The implications and impact of the information indicates there is hope and opportunities for improvement for LDSs. Some research focused on testing, specific strategies and ways to affect LDSs at home with parent involvement. As the professional, teachers have to seek nonconventional as well as conventional ways to reach LDSs and help the build upon lacking skills, such as reading comprehension. As teachers, we have to learn to delegate responsibilities to students and parents to take responsibility of learning. Also, as teachers we have to learn to seek answers without always using a textbook, pencil and paper. It is our responsibility to teach and use all available resources to accomplish the task of LDSs.

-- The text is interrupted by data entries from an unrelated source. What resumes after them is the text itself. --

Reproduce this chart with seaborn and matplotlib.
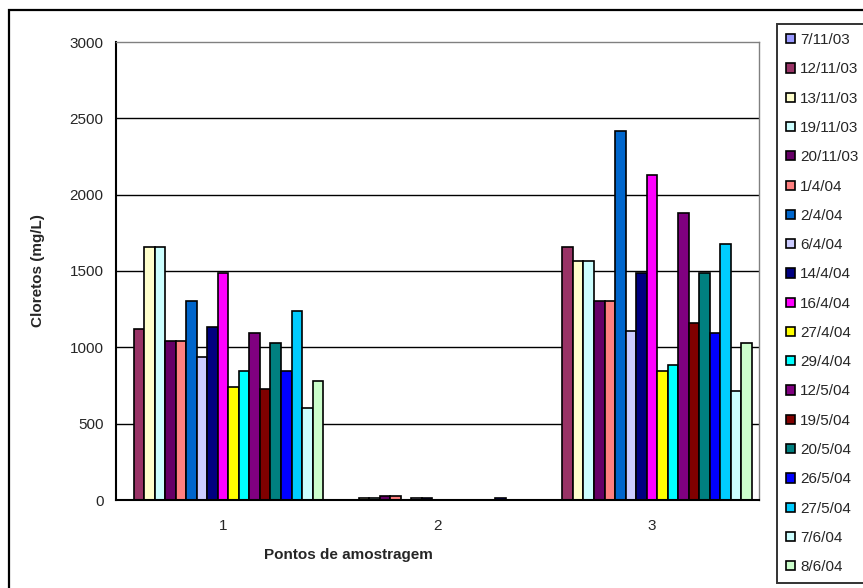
import numpy as np
import pandas as pd
import seaborn as sns
import matplotlib
matplotlib.use('Agg')
from matplotlib import pyplot as plt
from matplotlib.patches import Patch, Rectangle

pontos = ['1', '2', '3']
datas = ['7/11/03', '12/11/03', '13/11/03', '19/11/03', '20/11/03', '1/4/04',
         '2/4/04', '6/4/04', '14/4/04', '16/4/04', '27/4/04', '29/4/04',
         '12/5/04', '19/5/04', '20/5/04', '26/5/04', '27/5/04', '7/6/04', '8/6/04']
cores = ['#9999FF', '#993366', '#FFFFCC', '#CCFFFF', '#660066', '#FF8080',
         '#0066CC', '#CCCCFF', '#000080', '#FF00FF', '#FFFF00', '#00FFFF',
         '#800080', '#800000', '#008080', '#0000FF', '#00CCFF', '#CCFFFF', '#CCFFCC']

nan = np.nan
ponto1 = [nan, 1120, 1660, 1660, 1040, 1040, 1305, 935, 1135, 1490, 740, 845,
          1095, 730, 1030, 845, 1240, 600, 780]
ponto2 = [nan, nan, 12, 12, 25, 25, nan, 12, 12, nan, nan, nan,
          nan, nan, nan, 12, nan, nan, nan]
ponto3 = [nan, 1660, 1565, 1565, 1305, 1305, 2415, 1105, 1490, 2130, 845, 885,
          1880, 1160, 1490, 1095, 1675, 715, 1030]

rows = []
for p, vals in zip(pontos, [ponto1, ponto2, ponto3]):
    for d, v in zip(datas, vals):
        rows.append({'Ponto': p, 'Data': d, 'Valor': v})
df = pd.DataFrame(rows).dropna()

sns.set_style('white')
plt.rcParams['font.family'] = ['Liberation Sans', 'DejaVu Sans']

W, H = 863, 588
fig = plt.figure(figsize=(W / 100, H / 100), dpi=100)
ax = fig.add_axes([116 / W, 1 - 500 / H, (759 - 116) / W, (500 - 42) / H])

sns.barplot(data=df, x='Ponto', y='Valor', hue='Data', order=pontos,
            hue_order=datas, palette=cores, saturation=1, width=0.932,
            errorbar=None, edgecolor='black', linewidth=1.2, legend=False, ax=ax)

ax.set_xlim(-0.5, 2.5)
ax.set_ylim(0, 3000)
ax.set_yticks(range(0, 3001, 500))
ax.set_axisbelow(True)
ax.yaxis.grid(True, color='black', linewidth=1)
ax.get_ygridlines()[-1].set_visible(False)

ax.set_xticks([-0.5, 0.5, 1.5, 2.5], minor=True)
ax.tick_params(axis='x', which='major', length=0, pad=14, labelsize=11)
ax.tick_params(axis='x', which='minor', length=5, width=1.2, direction='out', color='black')
ax.tick_params(axis='y', length=5, width=1.2, direction='out', color='black', pad=4, labelsize=11)

for s in ['left', 'bottom']:
    ax.spines[s].set_color('black')
    ax.spines[s].set_linewidth(1.5)
for s in ['top', 'right']:
    ax.spines[s].set_color('#808080')
    ax.spines[s].set_linewidth(1)

ax.set_xlabel('Pontos de amostragem', fontsize=11, fontweight='bold')
ax.set_ylabel('Cloretos (mg/L)', fontsize=11, fontweight='bold')
ax.xaxis.set_label_coords(0.361, -0.105)
ax.yaxis.set_label_coords(-0.11, 0.5)

handles = [Patch(facecolor=c, edgecolor='black', linewidth=1.2) for c in cores]
leg = fig.legend(handles, datas, loc='upper left',
                 bbox_to_anchor=(777 / W, 1 - 24 / H, 0.2, 0.0),
                 mode='expand', borderaxespad=0, fontsize=11, frameon=True,
                 fancybox=False, handlelength=0.55, handleheight=0.55,
                 handletextpad=0.35, labelspacing=1.0, borderpad=0.6)
leg.get_frame().set_edgecolor('black')
leg.get_frame().set_linewidth(1.4)

fig.patches.append(Rectangle((9 / W, -0.1), 1.2, 1.1 - 10 / H, transform=fig.transFigure,
                             fill=False, edgecolor='black', linewidth=1.6))

fig.savefig('out.png', dpi=100)
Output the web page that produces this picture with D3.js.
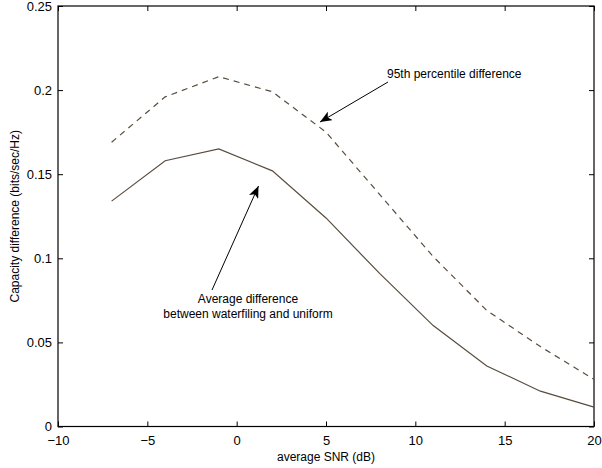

In conclusion, I have learned a plethora of information about reading comprehension, LDSs, parent/teacher collaboration, and the ways research in which research has driven LD classroom instruction. I have gained knowledge, learned new strategies and thought about methods to involve parents, and understand the LDSs. I was surprised at some of the research and thought LDSs would have made more improvements and what other studies are available showing more gains. The good news is there is so much more available to read to help LDSs. As a teacher, I am now more sensitive to the needs of LDSs and feel a passion to want to help. As a general education teacher, I was quick to form opinions about why a student is not performing academically, acting out socially and/or exhibiting behaviors that are not "typical" to a regular education student. My former thoughts were they look the same, so why are they so different. This assignment has allowed me to begin a journey on finding answers for my growth and development as a special needs teacher and the academic, behavioral, and social development of a LDS in my future.